**Given exercise**
Gather from the material every line that contains the string "this".

**Supplied data**

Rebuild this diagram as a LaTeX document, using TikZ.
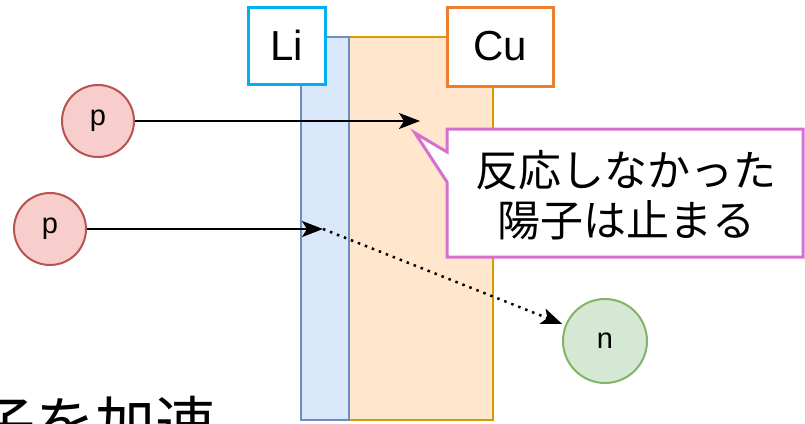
\documentclass[tikz,border=0pt]{standalone}
\usepackage{fontspec}
\setmainfont{Liberation Sans}
\newfontfamily\jp{Noto Sans CJK JP}
\usetikzlibrary{arrows.meta}
\definecolor{lifill}{HTML}{DAE8FC}
\definecolor{listroke}{HTML}{6C8EBF}
\definecolor{cufill}{HTML}{FFE6CC}
\definecolor{custroke}{HTML}{D79B00}
\definecolor{cyanbox}{HTML}{00B0F0}
\definecolor{orangebox}{HTML}{ED7D31}
\definecolor{pinkbox}{HTML}{D670D0}
\definecolor{pfill}{HTML}{F8CECC}
\definecolor{pstroke}{HTML}{B85450}
\definecolor{nfill}{HTML}{D5E8D4}
\definecolor{nstroke}{HTML}{82B366}
\tikzset{
  layer/.style={draw=#1, line width=2pt},
  labelbox/.style={draw=#1, fill=white, line width=3pt, rectangle, inner sep=0pt, font=\fontsize{42}{48}\selectfont},
  particle/.style={circle, line width=2pt, inner sep=0pt, font=\fontsize{29}{34}\selectfont},
  beam/.style={line width=2.2pt, -{Stealth[length=21pt,width=16pt,inset=5pt]}},
  dotbeam/.style={line width=2.5pt, dash pattern=on 2.5pt off 5pt, -{Stealth[length=21pt,width=16pt,inset=5pt]}, shorten >=3pt},
}
\begin{document}
\begin{tikzpicture}[x=1pt,y=-1pt]
\useasboundingbox (0,0) rectangle (805,423);
\begin{scope}
\clip (0,0) rectangle (805,423);
% layers
\node[layer=custroke, fill=cufill, rectangle, minimum width=144pt, minimum height=383pt, inner sep=0pt] (cu) at (421,228.5) {};
\node[layer=listroke, fill=lifill, rectangle, minimum width=48pt, minimum height=383pt, inner sep=0pt] (li) at (325,228.5) {};
% labels
\node[labelbox=cyanbox, minimum width=77pt, minimum height=77pt] (lilabel) at (286.5,45.5) {Li};
\node[labelbox=orangebox, minimum width=106pt, minimum height=79pt] (culabel) at (500,46.5) {Cu};
% particles
\node[particle, draw=pstroke, fill=pfill, minimum size=72pt] (p1) at (98,121) {p};
\node[particle, draw=pstroke, fill=pfill, minimum size=72pt] (p2) at (50,229) {p};
\node[particle, draw=nstroke, fill=nfill, minimum size=84pt] (n) at (605,341) {n};
% beams
\coordinate (c1) at (420,121);
\coordinate (c2) at (323,229);
\draw[beam] (p1.east) -- (c1);
\draw[beam] (p2.east) -- (c2);
\draw[dotbeam] (c2) -- (n);
% callout
\draw[draw=pinkbox, fill=white, line width=3pt, line join=miter]
  (447,129) -- (803,129) -- (803,257) -- (447,257) -- (447,182) -- (415,133) -- (447,152) -- cycle;
\node[align=center, font=\jp\fontsize{43}{50}\selectfont, inner sep=0pt] (callout) at (626,195) {反応しなかった\\陽子は止まる};
% bottom text, cut off by the picture's lower edge as in the reference
\node[anchor=base east, font=\jp\fontsize{60}{60}\selectfont, inner sep=0pt] (bottomtext) at (216,446) {陽子を加速};
\end{scope}
\end{tikzpicture}
\end{document}
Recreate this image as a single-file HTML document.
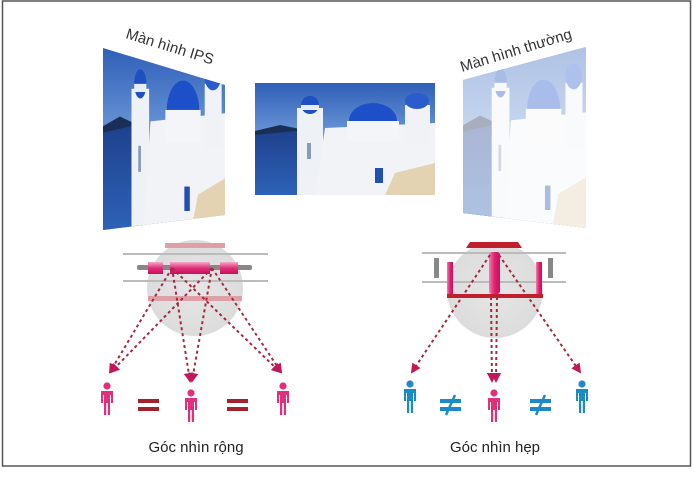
<!DOCTYPE html>
<html><head><meta charset="utf-8"><style>
html,body{margin:0;padding:0;background:#fff;}
svg{display:block;}
text{font-family:"Liberation Sans",sans-serif;}
</style></head><body>
<svg width="694" height="480" viewBox="0 0 694 480" xmlns="http://www.w3.org/2000/svg">
<defs>
<linearGradient id="sky" x1="0" y1="0" x2="0" y2="1"><stop offset="0" stop-color="#2f5fb8"/><stop offset="0.5" stop-color="#6f9ad8"/><stop offset="1" stop-color="#2a4f9a"/></linearGradient>
<linearGradient id="sea" x1="0" y1="0" x2="0" y2="1"><stop offset="0" stop-color="#1d3f8a"/><stop offset="1" stop-color="#2e62b8"/></linearGradient>
<radialGradient id="circ" cx="0.5" cy="0.5" r="0.5"><stop offset="0" stop-color="#e6e6e6"/><stop offset="1" stop-color="#dcdcdc"/></radialGradient>
<linearGradient id="pinkbar" x1="0" y1="0" x2="0" y2="1"><stop offset="0" stop-color="#f7a8c6"/><stop offset="0.5" stop-color="#e0307a"/><stop offset="1" stop-color="#c8105e"/></linearGradient>
<linearGradient id="pinkcyl" x1="0" y1="0" x2="1" y2="0"><stop offset="0" stop-color="#f080b0"/><stop offset="0.5" stop-color="#e0206e"/><stop offset="1" stop-color="#c8105e"/></linearGradient>
<g id="scene">
  <rect x="0" y="0" width="180" height="112" fill="url(#sky)"/>
  <path d="M0 50 L30 44 L60 50 L60 112 L0 112Z" fill="url(#sea)"/>
  <path d="M0 48 L25 42 L50 47 L0 52Z" fill="#1a2f55"/>
  <rect x="42" y="25" width="26" height="87" fill="#eef1f6"/>
  <ellipse cx="55" cy="22" rx="9" ry="9" fill="#1f4fc0"/>
  <rect x="46" y="22" width="18" height="5" fill="#e8ecf3"/>
  <path d="M70 45 L180 40 L180 112 L60 112Z" fill="#f2f3f6"/>
  <ellipse cx="118" cy="38" rx="24" ry="18" fill="#1d4fc8"/>
  <rect x="92" y="38" width="52" height="20" fill="#f4f5f8"/>
  <rect x="150" y="22" width="25" height="40" fill="#f0f2f6"/>
  <ellipse cx="162" cy="18" rx="12" ry="8" fill="#2a5ccc"/>
  <rect x="120" y="85" width="8" height="15" fill="#2350b0"/>
  <path d="M140 90 L180 80 L180 112 L130 112Z" fill="#e3d3b3"/>
  <rect x="52" y="60" width="4" height="16" fill="#8a9ab8"/>
</g>
<clipPath id="cl1"><polygon points="103,48 225,85 225,215 103,230"/></clipPath>
<clipPath id="cl3"><polygon points="463,80 586,47 586,228 463,213"/></clipPath>
<marker id="ar" viewBox="0 0 10 10" refX="8" refY="5" markerWidth="5" markerHeight="5" orient="auto"><path d="M0 0 L10 5 L0 10Z" fill="#c2185b"/></marker>
<g id="person">
  <circle cx="0" cy="-13" r="3.6"/>
  <path d="M-6 -8 H6 V4 H4 V-4 H3 V16 H0.8 V4 H-0.8 V16 H-3 V-4 H-4 V4 H-6Z"/>
</g>
</defs>
<rect x="2.5" y="1" width="688" height="465" fill="#fff" stroke="#555" stroke-width="1.5"/>

<g clip-path="url(#cl1)"><use href="#scene" transform="translate(103,48) scale(0.678,1.63)"/></g>
<use href="#scene" transform="translate(255,83)"/>
<g clip-path="url(#cl3)"><use href="#scene" transform="translate(463,47) scale(0.683,1.63)"/><rect x="463" y="47" width="123" height="181" fill="#fff" opacity="0.62"/></g>

<text x="125" y="38" font-size="15" fill="#333" transform="rotate(17 125 38)">Màn hình IPS</text>
<text x="462" y="72" font-size="15" fill="#333" transform="rotate(-17 462 72)">Màn hình thường</text>

<circle cx="195" cy="288" r="48" fill="url(#circ)"/>
<line x1="123" y1="254" x2="268" y2="254" stroke="#bbb" stroke-width="2"/>
<line x1="123" y1="281" x2="268" y2="281" stroke="#bbb" stroke-width="2"/>
<rect x="165" y="243" width="60" height="5" fill="#dea0a8"/>
<rect x="148" y="296" width="94" height="5" fill="#dea0a8"/>
<rect x="137" y="265" width="115" height="5" rx="2" fill="#888"/>
<rect x="148" y="262" width="15" height="12" fill="url(#pinkbar)"/>
<rect x="170" y="262" width="40" height="12" fill="url(#pinkbar)"/>
<rect x="220" y="262" width="18" height="12" fill="url(#pinkbar)"/>
<g stroke="#a8283e" stroke-width="2" stroke-dasharray="3,3" fill="none" marker-end="url(#ar)">
  <line x1="172" y1="268" x2="110" y2="372"/>
  <line x1="172" y1="268" x2="280" y2="372"/>
  <line x1="212" y1="268" x2="111" y2="372"/>
  <line x1="212" y1="268" x2="281" y2="372"/>
  <line x1="172" y1="268" x2="190" y2="381"/>
  <line x1="212" y1="268" x2="192" y2="381"/>
</g>
<g fill="#e0307a">
  <use href="#person" transform="translate(107,399)"/>
  <use href="#person" transform="translate(191,406)"/>
  <use href="#person" transform="translate(283,399)"/>
</g>
<g fill="#a3202e">
  <rect x="138" y="399" width="21" height="4"/><rect x="138" y="407" width="21" height="4"/>
  <rect x="227" y="399" width="21" height="4"/><rect x="227" y="407" width="21" height="4"/>
</g>
<text x="196" y="452" font-size="15" fill="#222" text-anchor="middle">Góc nhìn rộng</text>

<circle cx="495" cy="290" r="48" fill="url(#circ)"/>
<line x1="422" y1="253" x2="566" y2="253" stroke="#bbb" stroke-width="2"/>
<line x1="422" y1="282" x2="566" y2="282" stroke="#bbb" stroke-width="2"/>
<polygon points="470,242 518,242 522,248 466,248" fill="#c0202e"/>
<rect x="447" y="294" width="96" height="4" fill="#c0202e"/>
<rect x="434" y="258" width="5" height="20" fill="#888"/>
<rect x="548" y="258" width="5" height="20" fill="#888"/>
<rect x="447" y="262" width="6" height="32" fill="url(#pinkcyl)"/>
<rect x="536" y="262" width="6" height="32" fill="url(#pinkcyl)"/>
<rect x="489" y="252" width="11" height="42" rx="3" fill="url(#pinkcyl)"/>
<g stroke="#a8283e" stroke-width="2" stroke-dasharray="3,3" fill="none" marker-end="url(#ar)">
  <line x1="490" y1="255" x2="412" y2="372"/>
  <line x1="499" y1="255" x2="580" y2="372"/>
  <line x1="491" y1="297" x2="492" y2="381"/>
  <line x1="497" y1="297" x2="496" y2="381"/>
</g>
<g fill="#1a8ac8">
  <use href="#person" transform="translate(410,397)"/>
  <use href="#person" transform="translate(582,397)"/>
</g>
<g fill="#e0307a"><use href="#person" transform="translate(494,406)"/></g>
<g fill="#1a8ac8">
  <rect x="440" y="399" width="21" height="4"/><rect x="440" y="407" width="21" height="4"/>
  <rect x="530" y="399" width="21" height="4"/><rect x="530" y="407" width="21" height="4"/>
</g>
<g stroke="#1a8ac8" stroke-width="2.5">
  <line x1="446" y1="415" x2="455" y2="395"/>
  <line x1="536" y1="415" x2="545" y2="395"/>
</g>
<text x="495" y="452" font-size="15" fill="#222" text-anchor="middle">Góc nhìn hẹp</text>
</svg>
</body></html>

**Response to the task**
Rebuild this diagram as a LaTeX document, using TikZ.
Recreate this image as a single-file HTML document.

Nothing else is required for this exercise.